Take simple measures to reduce your dependence on disposables. Become allergic to plastic. Try using canvas bags for your groceries or buying water in large containers and just drinking from glasses instead of small disposable bottles. To reduce your aluminum addiction, consider going cold turkey and giving up soda and beer for a few months (your body thank you for that, too). Aside from these, there are many ways for condo dwellers to recycle: reuse old bottles and jars, use old cartons as plant holders, and segregate your waste so that recyclables are easier to collect. Simple habits can be very powerful, and the more you do these, the more you’ll see the value of sustainable condo living.

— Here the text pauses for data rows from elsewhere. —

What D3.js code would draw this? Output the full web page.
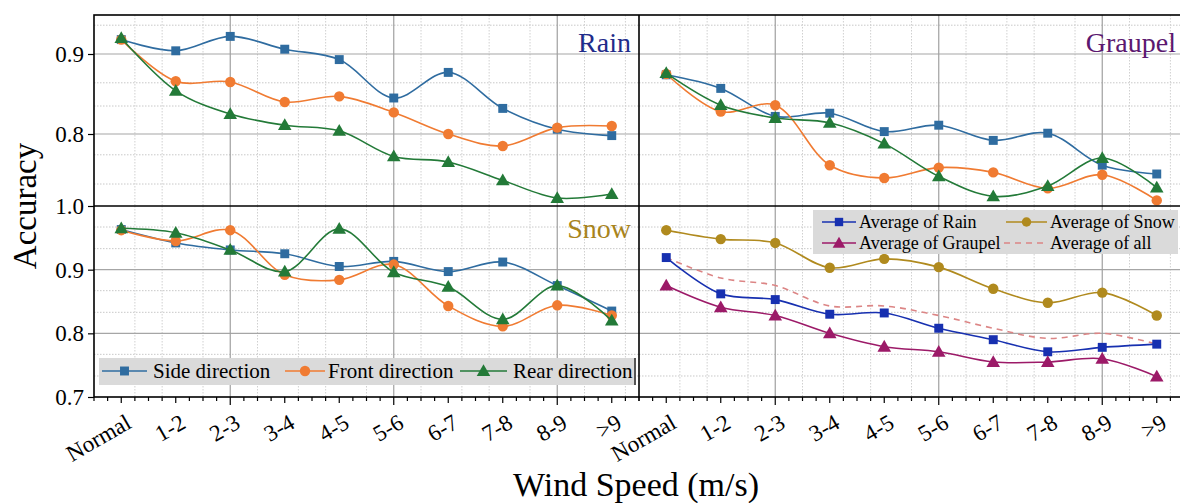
<!DOCTYPE html>
<html><head><meta charset="utf-8">
<script src="https://cdn.jsdelivr.net/npm/d3@7"></script>
<style>body{margin:0;background:#fff}svg{display:block;font-family:"Liberation Serif","Times New Roman",serif}</style>
</head><body><svg id="c" width="1180" height="503"></svg>
<script>
const categories = ["Normal","1-2","2-3","3-4","4-5","5-6","6-7","7-8","8-9",">9"];
// Rain panel
const rainSide  = [0.918,0.904,0.922,0.906,0.893,0.845,0.877,0.832,0.806,0.798];
const rainFront = [0.918,0.866,0.865,0.840,0.847,0.827,0.800,0.785,0.808,0.810];
const rainRear  = [0.920,0.854,0.825,0.811,0.804,0.772,0.765,0.742,0.720,0.725];
// Graupel panel
const graupelSide  = [0.874,0.857,0.822,0.826,0.803,0.811,0.792,0.801,0.761,0.750];
const graupelFront = [0.875,0.828,0.836,0.761,0.745,0.758,0.752,0.732,0.749,0.717];
const graupelRear  = [0.876,0.836,0.820,0.814,0.788,0.747,0.722,0.735,0.770,0.733];
// Snow panel
const snowSide  = [0.963,0.942,0.931,0.925,0.905,0.913,0.897,0.912,0.875,0.835];
const snowFront = [0.962,0.945,0.962,0.892,0.884,0.908,0.843,0.811,0.844,0.828];
const snowRear  = [0.965,0.958,0.931,0.897,0.964,0.896,0.873,0.822,0.875,0.820];
// Averages panel
const avgRain    = [0.919,0.862,0.853,0.830,0.832,0.808,0.790,0.771,0.778,0.783];
const avgSnow    = [0.962,0.948,0.942,0.903,0.917,0.904,0.870,0.848,0.864,0.828];
const avgGraupel = [0.875,0.841,0.828,0.800,0.779,0.771,0.755,0.755,0.760,0.732];
const avgAll     = [0.919,0.887,0.875,0.843,0.843,0.828,0.808,0.792,0.800,0.783];

const topTicks = [0.8, 0.9];
const bottomTicks = [0.7, 0.8, 0.9, 1.0];
const topMinor = [0.936, 0.864, 0.835, 0.774, 0.7375];
const bottomMinor = [0.967, 0.933, 0.867, 0.833, 0.767, 0.733];
const xMajorUnits = [3, 6, 9];
const xMinorGridUnits = [1.25,1.75,2.5,3.5,4.25,4.75,5.5,6.5,7.25,7.75,8.5,9.5,10.25];

const svg = d3.select("#c");
const L = 94, M = 639, R = 1184, T = 15, Mid = 206, B = 397;

const C = {side:"#2f6ca0", front:"#f07b32", rear:"#237a38",
  aRain:"#1730b0", aSnow:"#b08a1e", aGraupel:"#9c1a68", aAll:"#dc8585"};

const panels = [
  {x0:L, x1:M, y0:T, y1:Mid, dom:[0.71,0.94875], minor:topMinor, major:topTicks, label:"Rain", lc:"#1f2c8a", ly:52,
   series:[{v:rainSide,c:C.side,s:d3.symbolSquare},{v:rainFront,c:C.front,s:d3.symbolCircle},{v:rainRear,c:C.rear,s:d3.symbolTriangle}]},
  {x0:M, x1:R, y0:T, y1:Mid, dom:[0.71,0.94875], minor:topMinor, major:topTicks, label:"Graupel", lc:"#5b1870", ly:52,
   series:[{v:graupelSide,c:C.side,s:d3.symbolSquare},{v:graupelFront,c:C.front,s:d3.symbolCircle},{v:graupelRear,c:C.rear,s:d3.symbolTriangle}]},
  {x0:L, x1:M, y0:Mid, y1:B, dom:[0.7,1.0], minor:bottomMinor, major:[0.8,0.9], label:"Snow", lc:"#a8841c", ly:238,
   series:[{v:snowSide,c:C.side,s:d3.symbolSquare},{v:snowFront,c:C.front,s:d3.symbolCircle},{v:snowRear,c:C.rear,s:d3.symbolTriangle}]},
  {x0:M, x1:R, y0:Mid, y1:B, dom:[0.7,1.0], minor:bottomMinor, major:[0.8,0.9], label:null,
   series:[{v:avgAll,c:C.aAll,s:null,dash:"6,5"},{v:avgRain,c:C.aRain,s:d3.symbolSquare},{v:avgSnow,c:C.aSnow,s:d3.symbolCircle},{v:avgGraupel,c:C.aGraupel,s:d3.symbolTriangle}]}
];

const symSize = s => s===d3.symbolSquare?80:(s===d3.symbolCircle?85:80);
const FF = '"Liberation Serif","Times New Roman",serif';

panels.forEach(p => {
  const x = d3.scalePoint().domain(categories).range([p.x0, p.x1]).padding(0.5);
  const xu = d3.scaleLinear().domain([0.5, 10.5]).range([p.x0, p.x1]);
  const y = d3.scaleLinear().domain(p.dom).range([p.y1, p.y0]);
  p.x = x; p.xu = xu; p.y = y;
  const g = svg.append("g");
  g.selectAll(".mh").data(p.minor).join("line")
    .attr("x1", p.x0).attr("x2", p.x1).attr("y1", d=>y(d)).attr("y2", d=>y(d))
    .attr("stroke", "#c8c8c8").attr("stroke-width", 1).attr("stroke-dasharray", "1.5,1.5");
  g.selectAll(".mv").data(xMinorGridUnits).join("line")
    .attr("x1", d=>xu(d)).attr("x2", d=>xu(d)).attr("y1", p.y0).attr("y2", p.y1)
    .attr("stroke", "#d0d0d0").attr("stroke-width", 1).attr("stroke-dasharray", "1.5,1.5");
  g.selectAll(".Mh").data(p.major).join("line")
    .attr("x1", p.x0).attr("x2", p.x1).attr("y1", d=>y(d)).attr("y2", d=>y(d))
    .attr("stroke", "#a6a6a6").attr("stroke-width", 1.2);
  g.selectAll(".Mv").data(xMajorUnits).join("line")
    .attr("x1", d=>xu(d)).attr("x2", d=>xu(d)).attr("y1", p.y0).attr("y2", p.y1)
    .attr("stroke", "#a0a0a0").attr("stroke-width", 1.2);
  const cid = "clip" + p.x0 + "_" + p.y0;
  svg.append("clipPath").attr("id", cid).append("rect")
    .attr("x", p.x0).attr("y", p.y0).attr("width", p.x1-p.x0).attr("height", p.y1-p.y0);
  const gs = svg.append("g").attr("clip-path", `url(#${cid})`);
  const line = d3.line().x((d,i)=>x(categories[i])).y(d=>y(d)).curve(d3.curveCatmullRom.alpha(0.5));
  p.series.forEach(s => {
    gs.append("path").attr("d", line(s.v)).attr("fill","none").attr("stroke", s.c)
      .attr("stroke-width", 1.6).attr("stroke-dasharray", s.dash||null);
    if (s.s) {
      gs.selectAll(null).data(s.v).join("path")
        .attr("transform", (d,i)=>`translate(${x(categories[i])},${y(d) + (s.s===d3.symbolTriangle?1:0)})`)
        .attr("d", d3.symbol().type(s.s).size(symSize(s.s))).attr("fill", s.c);
    }
  });
  if (p.label) {
    svg.append("text").attr("x", p.x1===R ? 1176 : p.x1-8).attr("y", p.ly)
      .attr("text-anchor","end").attr("font-size", 28).attr("font-family", FF).attr("fill", p.lc).text(p.label);
  }
});

// frame
const frame = svg.append("g").attr("stroke","#000").attr("fill","none");
frame.append("rect").attr("x",L).attr("y",T).attr("width",R-L).attr("height",B-T).attr("stroke-width",1.6);
frame.append("line").attr("x1",M).attr("x2",M).attr("y1",T).attr("y2",B).attr("stroke-width",1.6);
frame.append("line").attr("x1",L).attr("x2",R).attr("y1",Mid).attr("y2",Mid).attr("stroke-width",1.6);

// y axes
[panels[0], panels[2]].forEach((p,k) => {
  const ticks = k===0 ? topTicks : bottomTicks;
  const ax = d3.axisLeft(p.y).tickValues(ticks).tickFormat(d3.format(".1f")).tickSize(6).tickPadding(4);
  const g = svg.append("g").attr("transform", `translate(${L},0)`).call(ax);
  g.attr("font-family", FF);
  g.select(".domain").remove();
  g.selectAll("line").attr("stroke","#000").attr("stroke-width",1.2);
  g.selectAll("text").attr("font-size", 23).attr("fill","#000");
});

// x axes
[panels[2], panels[3]].forEach(p => {
  const g = svg.append("g");
  const minorU = d3.range(0.5, 10.51, 0.25);
  g.selectAll("line").data(minorU).join("line")
    .attr("x1", d=>p.xu(d)).attr("x2", d=>p.xu(d)).attr("y1", B)
    .attr("y2", d=> xMajorUnits.includes(d) ? B+8 : (Number.isInteger(d) ? B+6 : B+4))
    .attr("stroke","#000").attr("stroke-width",1.2);
  const ax = d3.axisBottom(p.x).tickSize(0).tickPadding(0);
  const ga = svg.append("g").attr("transform", `translate(0,${B})`).call(ax);
  ga.attr("font-family", FF);
  ga.select(".domain").remove();
  ga.selectAll("text").attr("font-size", 23).attr("fill","#000")
    .attr("text-anchor","end").attr("dy", null)
    .attr("transform","translate(11,30) rotate(-30)");
});

// axis titles
svg.append("text").attr("transform","translate(36,206) rotate(-90)").attr("text-anchor","middle")
  .attr("font-family", FF).attr("font-size",33).text("Accuracy");
svg.append("text").attr("x",636).attr("y",496).attr("text-anchor","middle").attr("font-family", FF).attr("font-size",34).text("Wind Speed (m/s)");

// legend bottom-left
const lg1 = svg.append("g").attr("font-family", FF);
lg1.append("rect").attr("x",99).attr("y",358).attr("width",536).attr("height",27).attr("fill","#dadada");
lg1.append("line").attr("x1",635).attr("x2",635).attr("y1",358).attr("y2",385).attr("stroke","#555").attr("stroke-width",2);
const leg1 = [{t:"Side direction",c:C.side,s:d3.symbolSquare,x1:102,x2:147,tx:153},
  {t:"Front direction",c:C.front,s:d3.symbolCircle,x1:285,x2:325,tx:328},
  {t:"Rear direction",c:C.rear,s:d3.symbolTriangle,x1:460,x2:507,tx:513}];
leg1.forEach(e => {
  lg1.append("line").attr("x1",e.x1).attr("x2",e.x2).attr("y1",371).attr("y2",371).attr("stroke",e.c).attr("stroke-width",1.6);
  lg1.append("path").attr("transform",`translate(${(e.x1+e.x2)/2},${371 + (e.s===d3.symbolTriangle?1:0)})`).attr("d",d3.symbol().type(e.s).size(symSize(e.s))).attr("fill",e.c);
  lg1.append("text").attr("x",e.tx).attr("y",378).attr("font-size",21).text(e.t);
});
// legend bottom-right
const lg2 = svg.append("g").attr("font-family", FF);
lg2.append("rect").attr("x",813).attr("y",210).attr("width",365).attr("height",44).attr("fill","#dadada");
const leg2 = [{t:"Average of Rain",c:C.aRain,s:d3.symbolSquare,x1:822,x2:856,tx:859,y:222},
  {t:"Average of Snow",c:C.aSnow,s:d3.symbolCircle,x1:1006,x2:1047,tx:1050,y:222},
  {t:"Average of Graupel",c:C.aGraupel,s:d3.symbolTriangle,x1:822,x2:856,tx:859,y:243},
  {t:"Average of all",c:C.aAll,s:null,x1:1004,x2:1047,tx:1050,y:243,dash:"6,5"}];
leg2.forEach(e => {
  lg2.append("line").attr("x1",e.x1).attr("x2",e.x2).attr("y1",e.y).attr("y2",e.y).attr("stroke",e.c).attr("stroke-width",1.6).attr("stroke-dasharray",e.dash||null);
  if (e.s) lg2.append("path").attr("transform",`translate(${(e.x1+e.x2)/2},${e.y + (e.s===d3.symbolTriangle?1:0)})`).attr("d",d3.symbol().type(e.s).size(70)).attr("fill",e.c);
  lg2.append("text").attr("x",e.tx).attr("y",e.y+6).attr("font-size",18).text(e.t);
});
</script></body></html>
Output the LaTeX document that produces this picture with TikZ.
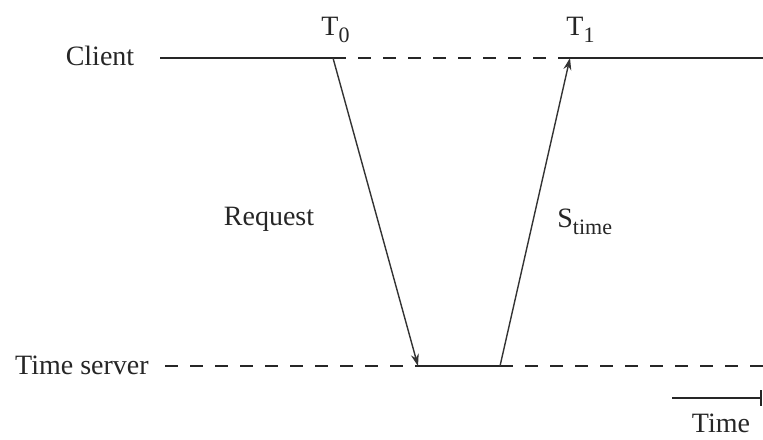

Wage War against Water Wastage
Grade school science tells us that water is a renewable resource. However, that’s only true assuming that we consume water at a sustainable rate, and that all our water resources remain usable. In reality, the human population is steadily increasing, and the staggering amount of pollution that we generate has tainted a lot of the water reserves.
Treat water like a resource you should ration reasonably. When brushing your teeth, don’t leave the faucet running. Try to get low-flow shower heads or faucets installed in your bathroom (talk to your condo admin to learn what you need to get this done). Consider using water from the bath or shower to water your plants. Every effort to help reduce your water use will be beneficial in the long run.
Clear the Air with Greenery
We already know how air pollution contributes to urban heat problems: hot emissions make the environment hotter, and the heat-absorbing materials cities are made out of exacerbate the issue. Consider the fact that carbon emissions persist in the atmosphere for thousands of years and you should get an idea why reducing our carbon footprint is a top priority.
One step towards that is to incorporate more green areas into living spaces: plants can take in the carbon dioxide spewed out by vehicles and process it into healthy oxygen. More urban residents are clamoring for developers to include green spaces in their designs. It’s not unusual to see living walls and lush garden rooftops in malls and high-rises. In the case of DMCI, leasing homes in developments that have tree-dotted common areas is par for the course. The flora in those condo complexes reinforces a resort-style theme, making it more pleasant for residents. Even in their own units, condo owners can add a few house plants here and there, adding a much-needed splash of life.
Don’t Burn Out the Planet
Another way to reduce your carbon footprint is to simply reduce your energy use. Carbon dioxide and other greenhouse gases are produced not just by vehicles, but by coal-powered electric plants as well. Residents in other countries have the option to choose a green power provider for their electricity, but while that option is not yet available in the Philippines, we have to lessen our emissions by dialing down our consumption.
Use energy-efficient CFLs for your condo lighting instead of old-fashioned incandescent bulbs. Turn off lights when you don’t need them, and do the same for any appliance that isn’t in use. Choosing a condo that is close to your place of work, your kids’ school, and stores will also help as you’ll burn less gas. If you’re fairly active and in a good mood, you can even bike or jog to where you need to go.
As you can see, it doesn’t take a totally eco-mentalist mindset to be environmentally conscious. Maybe buying all-organic products, giving up driving, or swearing off synthetic fabrics is too much of a commitment for you, but that’s okay. You just need to be aware of the impact urban living has on the planet and go for solutions that don’t compromise your comfort. Going green in a condo space may be a small step towards saving the world, but when it comes to minimizing our environmental footprint, every step counts.